This article is sponsored by M&G Investments
How did you compete for business in 2020?
One of our strengths is that we can do multi-hundred-million-pound investments that we hold to maturity on our own book. That scale means borrowers are sometimes prepared to pay a little extra for being able to source all their debt from a one-stop, hold-to-maturity lender and that generates extra returns for our investors.
During last year, we had investors expand the remit of their commitments to our funds, giving us additional capital and a wider ‘hunting licence’. That meant we could look for bigger opportunities across different geographies and sectors. We started 2020 with our first US loan. Having significant pools of capital available in a market where many lenders were reining in their risk appetite resulted in better value. We invested a lot of capital after August, making 2020 our second most active year.
What challenges did you face due to the pandemic?
It meant we had to turn inwards and triage the loan book, which took up the middle part of the year. Inevitably, we had some borrowers who could not collect their full rent and needed some attention.

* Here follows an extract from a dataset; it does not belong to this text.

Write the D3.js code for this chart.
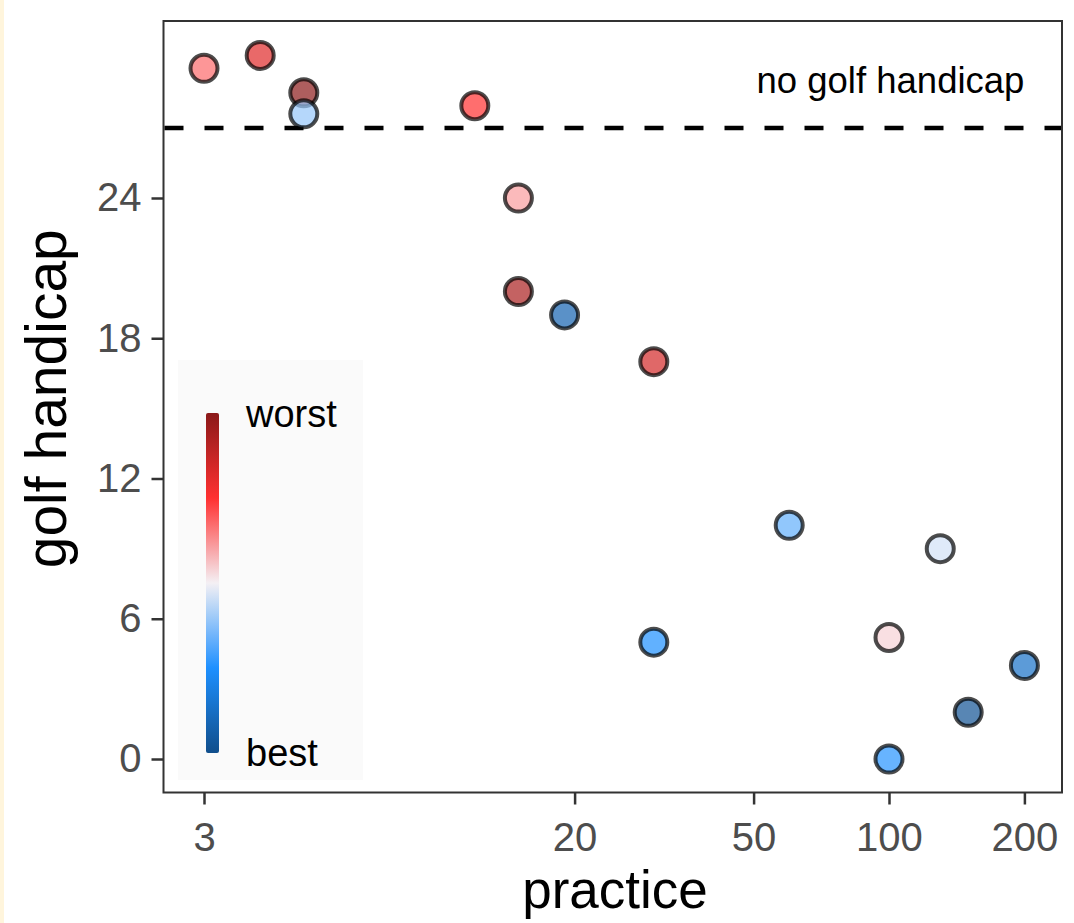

We took an approach where we tried to be both thoughtful of the pressure borrowers were under and at the same time protective of our investors – it was a balancing act. It also constrained our ability to win capital from new investors. Having a 12-year track record helps investors understand we hope to be strong stewards of their capital.
The nature of what we did certainly looked different to pre-pandemic. We took less speculative risk on transitional assets, but also made a development loan in Q4. We put capital in the office sector, but in assets with long-term income from high-grade tenants.
What does the future hold for the industry?
In a somewhat more stressed environment, there is an opportunity for producing higher returns for investors as the requirements for recapitalisations could become more numerous. We might also invest in new geographies, though we expect to be most active in the places we are familiar with. And we hope to start the year with new client mandates.
In my opinion, the market has still not priced in the potential long-term negative impacts from the pandemic. Economies have been supported by massive fiscal stimulus that cannot be sustained indefinitely. The possible shock to the economic environment is real. However, real estate debt continues to be a favoured asset class.
Investors remain attracted to the excess yield and reduced risk on offer and I think it will remain a favoured strategy for 2021.